--- start of Dataset excerpt ---

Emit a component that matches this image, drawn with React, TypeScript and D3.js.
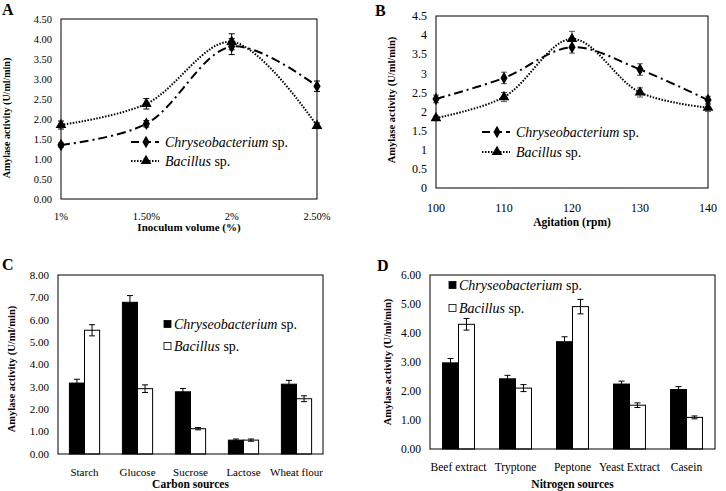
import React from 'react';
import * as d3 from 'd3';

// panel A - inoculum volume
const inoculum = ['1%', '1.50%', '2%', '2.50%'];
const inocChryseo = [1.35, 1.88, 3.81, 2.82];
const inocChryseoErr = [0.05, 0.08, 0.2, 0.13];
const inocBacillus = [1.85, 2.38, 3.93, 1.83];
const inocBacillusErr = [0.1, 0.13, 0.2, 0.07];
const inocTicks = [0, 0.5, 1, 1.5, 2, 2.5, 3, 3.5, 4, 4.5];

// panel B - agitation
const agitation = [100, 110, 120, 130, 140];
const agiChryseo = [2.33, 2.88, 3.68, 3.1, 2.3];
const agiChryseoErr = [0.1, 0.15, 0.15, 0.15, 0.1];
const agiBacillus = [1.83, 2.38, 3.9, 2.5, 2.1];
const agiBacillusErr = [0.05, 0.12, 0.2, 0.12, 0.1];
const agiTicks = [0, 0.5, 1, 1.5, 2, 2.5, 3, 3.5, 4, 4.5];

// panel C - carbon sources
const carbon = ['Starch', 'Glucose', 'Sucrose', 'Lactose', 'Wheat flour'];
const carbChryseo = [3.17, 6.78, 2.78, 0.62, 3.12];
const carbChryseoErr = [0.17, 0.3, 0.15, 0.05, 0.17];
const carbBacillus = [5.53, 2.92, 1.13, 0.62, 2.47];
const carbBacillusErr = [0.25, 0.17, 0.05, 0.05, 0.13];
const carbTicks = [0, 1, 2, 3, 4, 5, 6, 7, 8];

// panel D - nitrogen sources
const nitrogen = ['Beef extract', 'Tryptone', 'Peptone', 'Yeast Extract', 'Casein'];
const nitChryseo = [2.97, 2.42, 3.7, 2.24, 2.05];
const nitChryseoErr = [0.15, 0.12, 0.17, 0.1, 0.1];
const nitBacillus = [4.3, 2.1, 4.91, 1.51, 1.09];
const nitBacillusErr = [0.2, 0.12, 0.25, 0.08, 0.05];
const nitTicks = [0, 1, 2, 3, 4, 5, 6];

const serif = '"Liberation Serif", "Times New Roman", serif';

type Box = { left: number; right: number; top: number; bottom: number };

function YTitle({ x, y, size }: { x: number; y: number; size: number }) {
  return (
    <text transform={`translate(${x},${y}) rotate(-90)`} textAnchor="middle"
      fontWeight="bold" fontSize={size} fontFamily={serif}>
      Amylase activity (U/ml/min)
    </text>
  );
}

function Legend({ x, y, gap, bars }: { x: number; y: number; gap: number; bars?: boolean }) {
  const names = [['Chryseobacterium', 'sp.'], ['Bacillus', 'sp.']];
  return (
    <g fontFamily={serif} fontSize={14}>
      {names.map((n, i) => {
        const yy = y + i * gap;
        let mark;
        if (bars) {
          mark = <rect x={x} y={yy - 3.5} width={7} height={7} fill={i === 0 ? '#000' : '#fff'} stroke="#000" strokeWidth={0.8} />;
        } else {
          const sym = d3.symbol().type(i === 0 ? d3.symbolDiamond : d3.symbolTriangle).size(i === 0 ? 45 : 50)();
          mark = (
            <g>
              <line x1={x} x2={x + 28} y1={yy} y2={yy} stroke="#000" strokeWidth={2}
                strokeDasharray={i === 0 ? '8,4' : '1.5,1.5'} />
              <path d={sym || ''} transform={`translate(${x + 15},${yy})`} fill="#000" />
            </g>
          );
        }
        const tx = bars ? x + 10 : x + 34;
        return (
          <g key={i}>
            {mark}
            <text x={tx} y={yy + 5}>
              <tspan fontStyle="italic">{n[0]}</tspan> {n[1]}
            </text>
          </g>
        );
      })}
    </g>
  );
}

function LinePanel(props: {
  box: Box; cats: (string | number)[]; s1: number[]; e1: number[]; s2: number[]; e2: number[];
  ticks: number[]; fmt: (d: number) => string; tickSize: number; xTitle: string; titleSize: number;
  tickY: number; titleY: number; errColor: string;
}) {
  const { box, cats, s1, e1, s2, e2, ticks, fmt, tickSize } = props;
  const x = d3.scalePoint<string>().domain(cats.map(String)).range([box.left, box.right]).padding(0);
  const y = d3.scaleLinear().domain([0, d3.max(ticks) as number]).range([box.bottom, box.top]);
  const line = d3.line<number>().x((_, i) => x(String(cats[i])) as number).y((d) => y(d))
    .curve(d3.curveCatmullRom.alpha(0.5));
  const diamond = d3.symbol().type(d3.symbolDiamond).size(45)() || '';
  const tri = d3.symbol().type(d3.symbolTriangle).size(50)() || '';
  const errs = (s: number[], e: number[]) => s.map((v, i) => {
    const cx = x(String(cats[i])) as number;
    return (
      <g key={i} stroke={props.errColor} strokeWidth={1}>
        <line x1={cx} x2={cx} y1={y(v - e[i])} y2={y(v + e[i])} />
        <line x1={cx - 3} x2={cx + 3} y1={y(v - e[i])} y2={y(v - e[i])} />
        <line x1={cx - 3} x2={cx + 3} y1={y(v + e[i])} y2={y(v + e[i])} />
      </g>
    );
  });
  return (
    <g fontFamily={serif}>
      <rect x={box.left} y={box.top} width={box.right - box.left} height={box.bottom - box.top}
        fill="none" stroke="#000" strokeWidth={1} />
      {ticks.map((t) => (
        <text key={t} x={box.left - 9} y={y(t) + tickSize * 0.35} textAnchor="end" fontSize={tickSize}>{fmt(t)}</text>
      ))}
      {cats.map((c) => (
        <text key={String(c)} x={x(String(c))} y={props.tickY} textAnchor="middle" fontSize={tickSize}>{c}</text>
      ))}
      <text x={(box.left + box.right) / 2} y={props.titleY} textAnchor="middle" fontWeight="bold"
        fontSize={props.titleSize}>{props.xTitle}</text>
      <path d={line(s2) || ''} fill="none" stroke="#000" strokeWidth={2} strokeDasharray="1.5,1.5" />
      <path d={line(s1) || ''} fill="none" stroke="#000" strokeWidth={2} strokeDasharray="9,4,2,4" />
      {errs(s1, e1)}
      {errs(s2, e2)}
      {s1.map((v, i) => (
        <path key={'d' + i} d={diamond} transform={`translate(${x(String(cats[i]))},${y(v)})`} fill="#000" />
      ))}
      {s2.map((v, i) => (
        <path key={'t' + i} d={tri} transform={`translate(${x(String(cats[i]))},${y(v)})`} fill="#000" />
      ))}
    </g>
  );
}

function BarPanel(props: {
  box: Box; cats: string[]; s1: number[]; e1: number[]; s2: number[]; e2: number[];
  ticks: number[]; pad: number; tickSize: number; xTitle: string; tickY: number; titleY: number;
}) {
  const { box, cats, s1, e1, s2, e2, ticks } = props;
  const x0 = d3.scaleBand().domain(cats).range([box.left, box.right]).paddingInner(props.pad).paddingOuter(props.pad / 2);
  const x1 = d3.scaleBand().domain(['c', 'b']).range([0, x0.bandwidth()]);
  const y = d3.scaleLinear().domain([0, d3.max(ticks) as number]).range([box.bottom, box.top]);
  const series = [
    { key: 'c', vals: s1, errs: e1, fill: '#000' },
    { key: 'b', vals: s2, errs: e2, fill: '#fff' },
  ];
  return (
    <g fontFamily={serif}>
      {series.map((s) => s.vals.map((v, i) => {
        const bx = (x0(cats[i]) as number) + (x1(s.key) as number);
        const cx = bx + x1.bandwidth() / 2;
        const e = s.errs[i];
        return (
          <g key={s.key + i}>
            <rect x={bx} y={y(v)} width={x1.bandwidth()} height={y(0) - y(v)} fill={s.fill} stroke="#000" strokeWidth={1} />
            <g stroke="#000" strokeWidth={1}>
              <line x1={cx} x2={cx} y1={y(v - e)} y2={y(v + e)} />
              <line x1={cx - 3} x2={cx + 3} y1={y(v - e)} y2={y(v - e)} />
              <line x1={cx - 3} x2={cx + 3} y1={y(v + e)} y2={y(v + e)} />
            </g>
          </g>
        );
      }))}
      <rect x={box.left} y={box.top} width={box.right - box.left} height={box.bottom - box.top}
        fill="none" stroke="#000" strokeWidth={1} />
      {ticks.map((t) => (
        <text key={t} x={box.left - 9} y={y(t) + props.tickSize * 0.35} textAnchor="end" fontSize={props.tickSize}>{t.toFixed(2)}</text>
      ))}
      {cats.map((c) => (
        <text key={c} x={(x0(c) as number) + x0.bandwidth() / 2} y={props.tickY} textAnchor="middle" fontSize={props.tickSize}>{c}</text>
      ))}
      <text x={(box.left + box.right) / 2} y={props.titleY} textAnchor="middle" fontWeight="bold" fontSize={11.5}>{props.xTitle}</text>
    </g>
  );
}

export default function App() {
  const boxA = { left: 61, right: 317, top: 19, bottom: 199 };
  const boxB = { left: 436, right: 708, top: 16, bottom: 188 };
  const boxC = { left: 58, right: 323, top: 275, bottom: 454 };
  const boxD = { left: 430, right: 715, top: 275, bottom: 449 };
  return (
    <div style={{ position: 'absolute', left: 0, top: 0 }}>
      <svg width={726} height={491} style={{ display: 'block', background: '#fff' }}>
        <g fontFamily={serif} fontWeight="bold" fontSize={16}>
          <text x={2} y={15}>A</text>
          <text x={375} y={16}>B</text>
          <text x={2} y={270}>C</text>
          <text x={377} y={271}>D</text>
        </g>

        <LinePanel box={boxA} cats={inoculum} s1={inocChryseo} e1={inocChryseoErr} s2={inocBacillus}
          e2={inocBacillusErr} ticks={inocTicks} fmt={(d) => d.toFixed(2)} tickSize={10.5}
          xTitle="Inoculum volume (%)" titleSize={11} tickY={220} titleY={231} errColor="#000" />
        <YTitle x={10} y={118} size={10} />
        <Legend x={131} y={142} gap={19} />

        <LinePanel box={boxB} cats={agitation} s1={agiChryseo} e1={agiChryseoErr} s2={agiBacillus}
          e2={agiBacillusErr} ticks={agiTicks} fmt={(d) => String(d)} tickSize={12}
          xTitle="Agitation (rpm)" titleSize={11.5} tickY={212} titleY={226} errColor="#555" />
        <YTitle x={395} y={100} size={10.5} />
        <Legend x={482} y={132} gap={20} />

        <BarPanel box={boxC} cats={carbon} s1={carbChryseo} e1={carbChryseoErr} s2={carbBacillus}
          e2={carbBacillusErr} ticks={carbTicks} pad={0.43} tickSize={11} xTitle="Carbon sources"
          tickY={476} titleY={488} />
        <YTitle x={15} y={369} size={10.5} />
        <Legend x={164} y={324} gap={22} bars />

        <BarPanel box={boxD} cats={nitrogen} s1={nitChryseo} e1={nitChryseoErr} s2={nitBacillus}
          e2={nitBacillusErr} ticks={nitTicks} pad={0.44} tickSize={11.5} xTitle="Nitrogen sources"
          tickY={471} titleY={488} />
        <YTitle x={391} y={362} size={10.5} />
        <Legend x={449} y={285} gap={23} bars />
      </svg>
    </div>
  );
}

--- end of Dataset excerpt ---

• **The task**: Find the word "React" in the material, then list each line that holds it.

• **Exercise answer**:
Emit a component that matches this image, drawn with React, TypeScript and D3.js.
import React from 'react';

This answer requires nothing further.